Fundamentals (2): We reduced the fundamentals score from 3 to 2.  The default rate remains below average but has been ticking up modestly.  Leverage ratios are about flat, but earnings appear to be weakening slightly.  The broadening trade dispute has the potential to impede economic growth and affect revenue and earnings growth further. 

Technicals (3): We reduced the technicals score from 4 to 3.  Net flows into the asset class remain decent.  There is strong call and tender activity in the market, but the liquidity picture is mixed.  The new issue market is about average compared with the last decade. 

Valuation (3): No change.  Positive excess spreads (due to low defaults) offsets low yields.  Spreads are about average, though wide dispersion allows for opportunities for active credit pickers. 

Mutual fund investing involves risk. Principal loss is possible.  Investments in debt securities typically decrease in value when interest rates rise. This risk is usually greater for longer-term debt securities. Investment by the Fund in lower-rated and non-rated securities presents a greater risk of loss to principal and interest than higher-rated securities. The Fund may invest in derivative securities, which derive their performance from the performance of an underlying asset, index, interest rate or currency exchange rate. Derivatives can be volatile and involve various types and degrees of risks. Depending on the characteristics of the particular derivative, it could become illiquid. Investment in Asset Backed and Mortgage Backed Securities include additional risks that investors should be aware of such as credit risk, prepayment risk, possible illiquidity and default, as well as increased susceptibility to adverse economic developments. The Fund may invest in foreign as well as emerging markets which involve greater volatility and political, economic and currency risks and differences in accounting methods.

Fund holdings and/or sector allocations are subject to change and are not buy/sell recommendations. Current and future portfolio holdings are subject to risk. Portfolio managers’ opinions and data included in this commentary are as of 9/30/19 and are subject to change without notice.  Any forecasts made cannot be guaranteed.  Information obtained from independent sources is considered reliable, but H&W cannot guarantee its accuracy or completeness. Portfolio’s absolute performance may reflect different results. The Fund may not continue to hold the securities mentioned and the Advisor has no obligation to disclose purchases or sales of these securities. Attribution is an analysis of the portfolio's return relative to a selected benchmark, is calculated using trade information and does not reflect the payment of transaction costs, fees and expenses of the Fund. 

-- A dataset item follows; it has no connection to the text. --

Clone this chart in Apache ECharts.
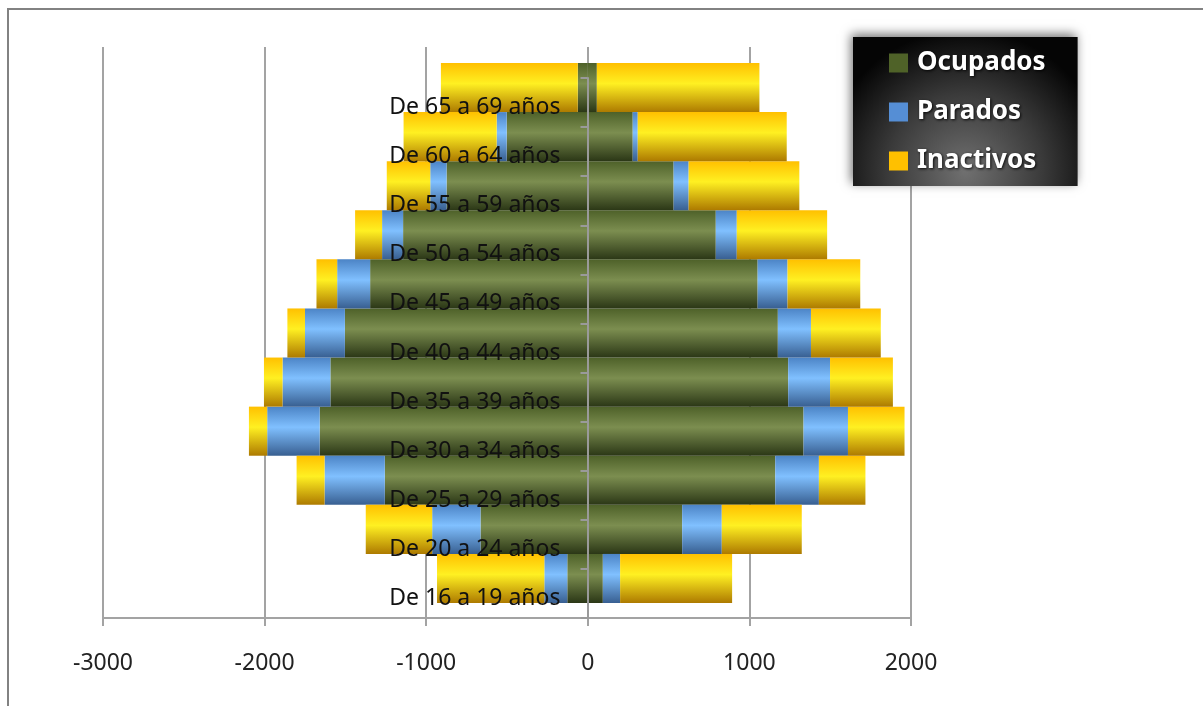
<!DOCTYPE html>
<html>
<head>
<meta charset="utf-8">
<script src="https://cdn.jsdelivr.net/npm/echarts@6/dist/echarts.min.js"></script>
<style>
html,body{margin:0;padding:0;background:#fff;}
#c{width:1203px;height:706px;}
</style>
</head>
<body>
<div id="c"></div>
<script>
// Categories (bottom to top)
const categories = ['De 16 a 19 años','De 20 a 24 años','De 25 a 29 años','De 30 a 34 años','De 35 a 39 años','De 40 a 44 años','De 45 a 49 años','De 50 a 54 años','De 55 a 59 años','De 60 a 64 años','De 65 a 69 años'];
// Left side (drawn as negative values)
const ocupadosLeft  = [127, 664, 1256, 1659, 1593, 1503, 1347, 1143, 874, 502, 62];
const paradosLeft   = [142, 299, 373, 325, 296, 247, 204, 130, 101, 62, 0];
const inactivosLeft = [664, 411, 173, 113, 115, 109, 128, 167, 269, 576, 847];
// Right side
const ocupadosRight  = [93, 584, 1160, 1335, 1240, 1176, 1051, 792, 531, 278, 56];
const paradosRight   = [107, 245, 270, 275, 259, 205, 185, 130, 93, 31, 0];
const inactivosRight = [693, 495, 288, 350, 389, 432, 450, 559, 685, 922, 1006];
// Axis ticks
const xTicks = {min: -3000, max: 2000, interval: 1000};

const FONT = 'Noto Sans';
function grad(c0, c1, c2) {
  return new echarts.graphic.LinearGradient(0, 0, 0, 1, [
    {offset: 0, color: c0},
    {offset: 0.42, color: c1},
    {offset: 1, color: c2}
  ]);
}
const colOcup = grad('#4e6129', '#7c8e50', '#2b3716');
const colPar  = grad('#4c84c6', '#80c0ff', '#385f91');
const colIna  = grad('#ffc000', '#fff022', '#ad7a00');
const neg = a => a.map(v => -v);

const barBase = {type: 'bar', stack: 'all', xAxisIndex: 1, yAxisIndex: 1, barCategoryGap: '0%', z: 2};

const chart = echarts.init(document.getElementById('c'));
chart.setOption({
  animation: false,
  backgroundColor: '#ffffff',
  graphic: [{
    type: 'polyline',
    shape: {points: [[8, 706], [8, 9], [1203, 9]]},
    style: {stroke: '#828282', lineWidth: 2, fill: null},
    z: 0
  }],
  legend: {
    orient: 'vertical',
    left: 853, top: 37,
    padding: [13, 32, 12, 36],
    itemWidth: 19, itemHeight: 19, itemGap: 23,
    icon: 'rect',
    backgroundColor: {
      type: 'radial', x: 0.5, y: 0.9, r: 0.95,
      colorStops: [{offset: 0, color: '#707070'}, {offset: 0.55, color: '#3a3a3a'}, {offset: 1, color: '#050505'}]
    },
    shadowBlur: 10, shadowColor: 'rgba(0,0,0,0.55)', shadowOffsetX: -2, shadowOffsetY: -3,
    textStyle: {color: '#ffffff', fontFamily: FONT, fontWeight: 'bold', fontSize: 26, lineHeight: 25,
      textShadowColor: 'rgba(0,0,0,0.9)', textShadowBlur: 3, textShadowOffsetX: 1, textShadowOffsetY: 1, padding: [0,0,0,4]},
    data: [
      {name: 'Ocupados', itemStyle: {color: '#4f6228'}},
      {name: 'Parados', itemStyle: {color: '#558ed5'}},
      {name: 'Inactivos', itemStyle: {color: '#ffc000'}}
    ]
  },
  grid: [
    {left: 103, right: 292, top: 47, bottom: 88},
    {left: 103, right: 292, top: 63, bottom: 103},
    {left: 587.5, width: 60, top: 78, bottom: 88}
  ],
  xAxis: [
    {gridIndex: 0, type: 'value', min: xTicks.min, max: xTicks.max, interval: xTicks.interval,
      axisLine: {show: true, lineStyle: {color: '#a3a3a3', width: 2}},
      axisTick: {show: true, length: 8, lineStyle: {color: '#a3a3a3', width: 2}},
      splitLine: {show: true, lineStyle: {color: '#a3a3a3', width: 2}},
      axisLabel: {fontFamily: FONT, fontSize: 23, color: '#222', margin: 34, formatter: v => String(v)}},
    {gridIndex: 1, type: 'value', min: xTicks.min, max: xTicks.max, interval: xTicks.interval, show: false},
    {gridIndex: 2, type: 'value', min: 0, max: 1, show: false}
  ],
  yAxis: [
    {gridIndex: 0, type: 'value', min: 0, max: 1, show: false},
    {gridIndex: 1, type: 'category', data: categories, show: false},
    {gridIndex: 2, type: 'category', data: categories, z: 10,
      axisLine: {show: true, lineStyle: {color: '#9a9a9a', width: 2}},
      axisTick: {show: true, length: 7, lineStyle: {color: '#9a9a9a', width: 2}},
      axisLabel: {fontFamily: FONT, fontSize: 23, color: '#111', margin: 27, verticalAlign: 'top', lineHeight: 10}}
  ],
  series: [
    Object.assign({}, barBase, {name: 'Ocupados', data: neg(ocupadosLeft), itemStyle: {color: colOcup}}),
    Object.assign({}, barBase, {name: 'Parados', data: neg(paradosLeft), itemStyle: {color: colPar}}),
    Object.assign({}, barBase, {name: 'Inactivos', data: neg(inactivosLeft), itemStyle: {color: colIna}}),
    Object.assign({}, barBase, {name: 'Ocupados', data: ocupadosRight, itemStyle: {color: colOcup}}),
    Object.assign({}, barBase, {name: 'Parados', data: paradosRight, itemStyle: {color: colPar}}),
    Object.assign({}, barBase, {name: 'Inactivos', data: inactivosRight, itemStyle: {color: colIna}})
  ]
});
</script>
</body>
</html>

Credit Quality weights by rating were derived from the highest bond rating as determined by S&P, Moody's or Fitch. Bond ratings are grades given to bonds that indicate their credit quality as determined by private independent rating services such as Standard & Poor's, Moody's and Fitch. These firms evaluate a bond issuer's financial strength, or its ability to pay a bond's principal and interest in a timely fashion. Ratings are expressed as letters ranging from 'AAA', which is the highest grade, to 'D', which is the lowest grade. In limited situations when none of the three rating agencies have issued a formal rating, the Advisor will classify the security as nonrated.

Investing in high yield securities is subject to certain risks, including market, credit, liquidity, issuer, interest-rate, inflation, and derivatives risks.  Lower-rated and non-rated securities involve greater risk than higher-rated securities.  High yield bonds and other asset classes have different risk-return profiles, which should be considered when investing.  All investments contain risk and may lose value.

The ICE BofAML index data referenced is the property of ICE Data Indices, LLC (“ICE BofAML”) and/or its licensors and has been licensed for use by Hotchkis & Wiley. ICE BofAML and its licensors accept no liability in connection with its use. See Index definitions for full disclaimer.

The average annual total returns for the ICE BofAML US High Yield Index were 1.22%, 6.30%, 6.07%, 5.36%, 7.85% and 11.07% for 3Q19, one-year, three-year, five-year, ten-year and Since 3/31/09 periods ended September 30, 2019.